Debat Capres adalah gambaran kasat yang terjadi, publik kini makin cerdas dan kuat melihat realitas yang ada. Tapi kisah kekuasaan mengelajut dan bergulir di debat itu, dan soal HAM juga tentang kisah aneh soal masa dukungan masa lalu yang sangat jadi kekanak-kanakan diungkap seperti sebuah paradok tak mau saat siakp tak mau jadi oposisi. Seperti ada sindir minta jasa masa lalu atas balas budi.
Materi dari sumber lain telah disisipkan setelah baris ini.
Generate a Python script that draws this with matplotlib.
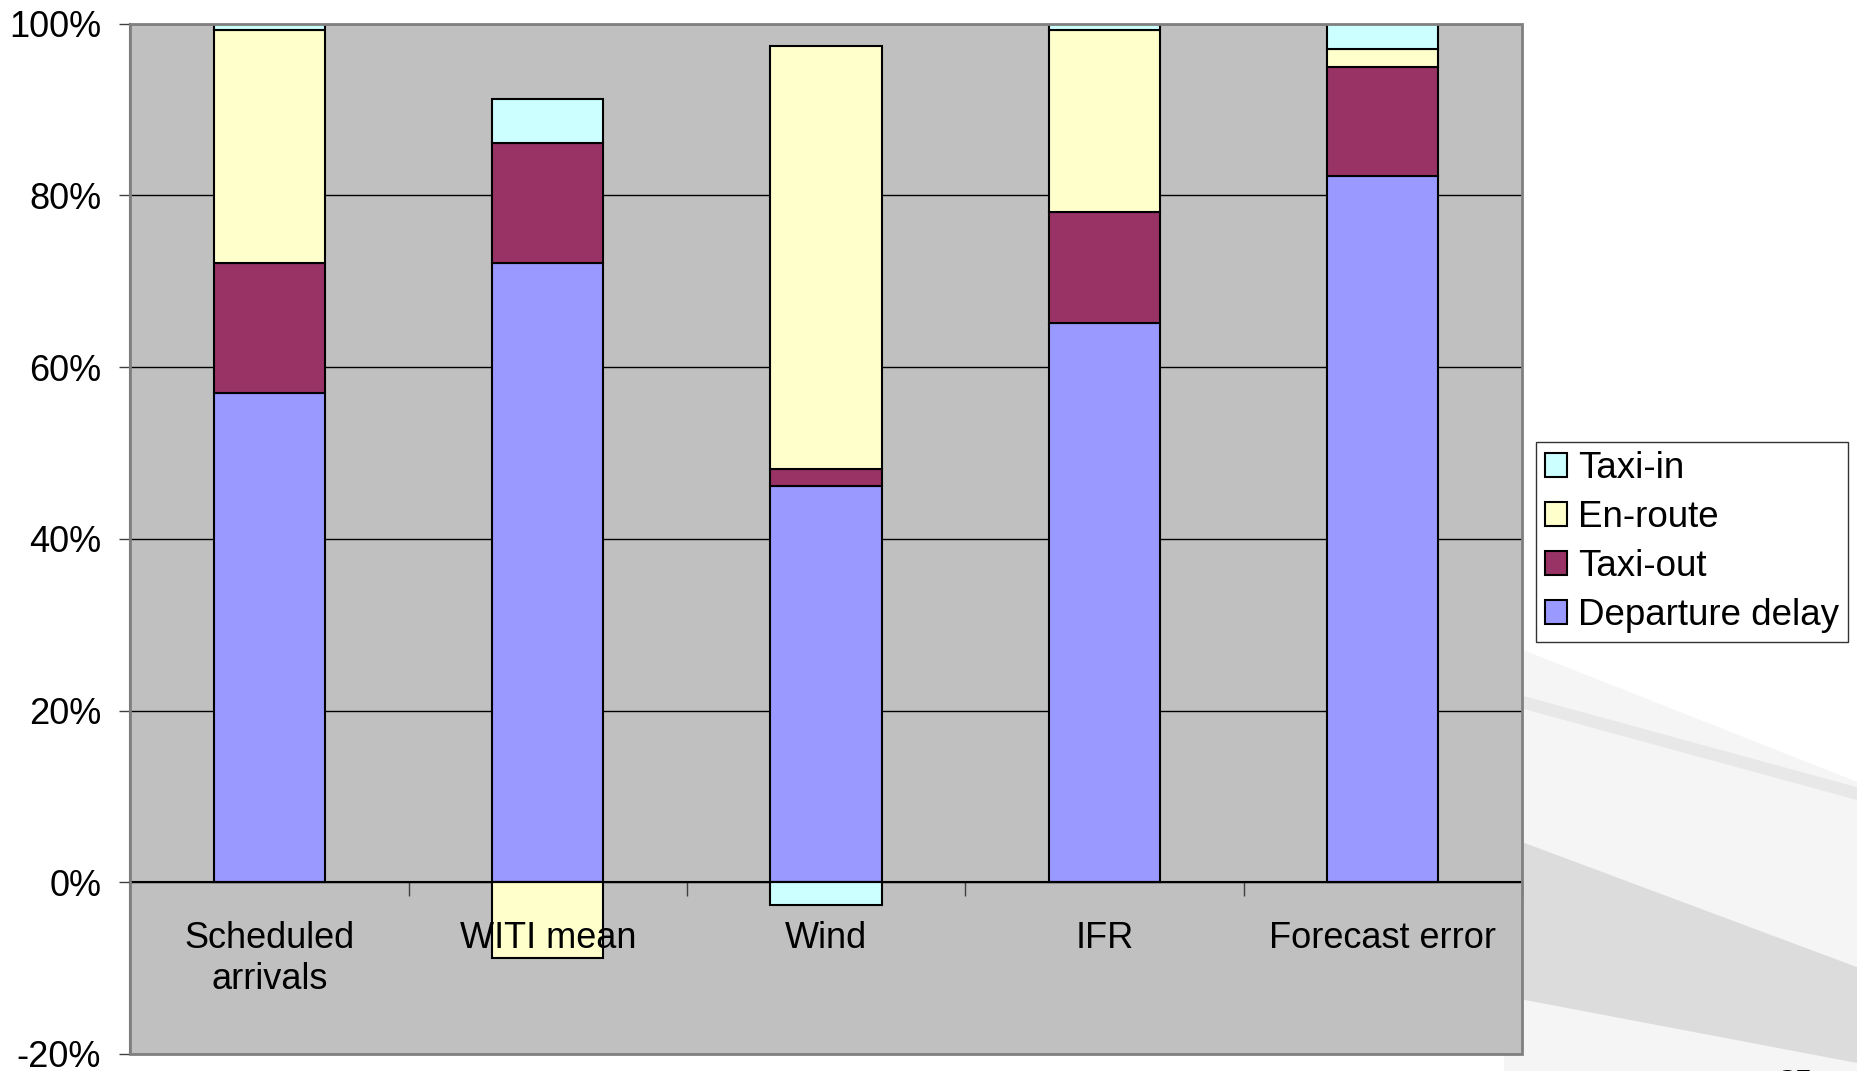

Dalam debat itu tak terlihat rasa ingin agar kita kembali dengan cara yang santun, hanya satu yang terlihat cakap dengan penuh retorika dan karena kecakapan cara penuturan. Debat Capres adalah penanta siapa yang dipercaya dengan cara bertutur yang arif dan bijak. Bagusnya debat capres itu tukar pikiran dan konsep masa depan bangsa yang sudah makin super-super krisis harus segera dijembatani.
JIka Syahganda menyentuk debat capres tidak mampu mengungkapkan dalamnya sosok, pikiran, keyakinan, ideologi dan kemunafikan, jika ada, sosok capres yang ada. Mungkin tafsir tidak juga menemukan yang penting agar kita sebagai rakyat tidak tertipu (lagi) ke depan dalam memilih pemimpin.
Kita berharap sinar baru untuk bangsa ini ada yang memiliki pandangannya lebih jauh lagi menginginkan agar penggunaan pasal-pasal karet yang digunakan melalui UU ITE dan pasal 14-15 UU Pidana 1946 ditiadakan. Ini cara cerdas dan menukik. Pisau bedah Syanganda adalah cara yang baik karena dia mengalai kasus UU ITE.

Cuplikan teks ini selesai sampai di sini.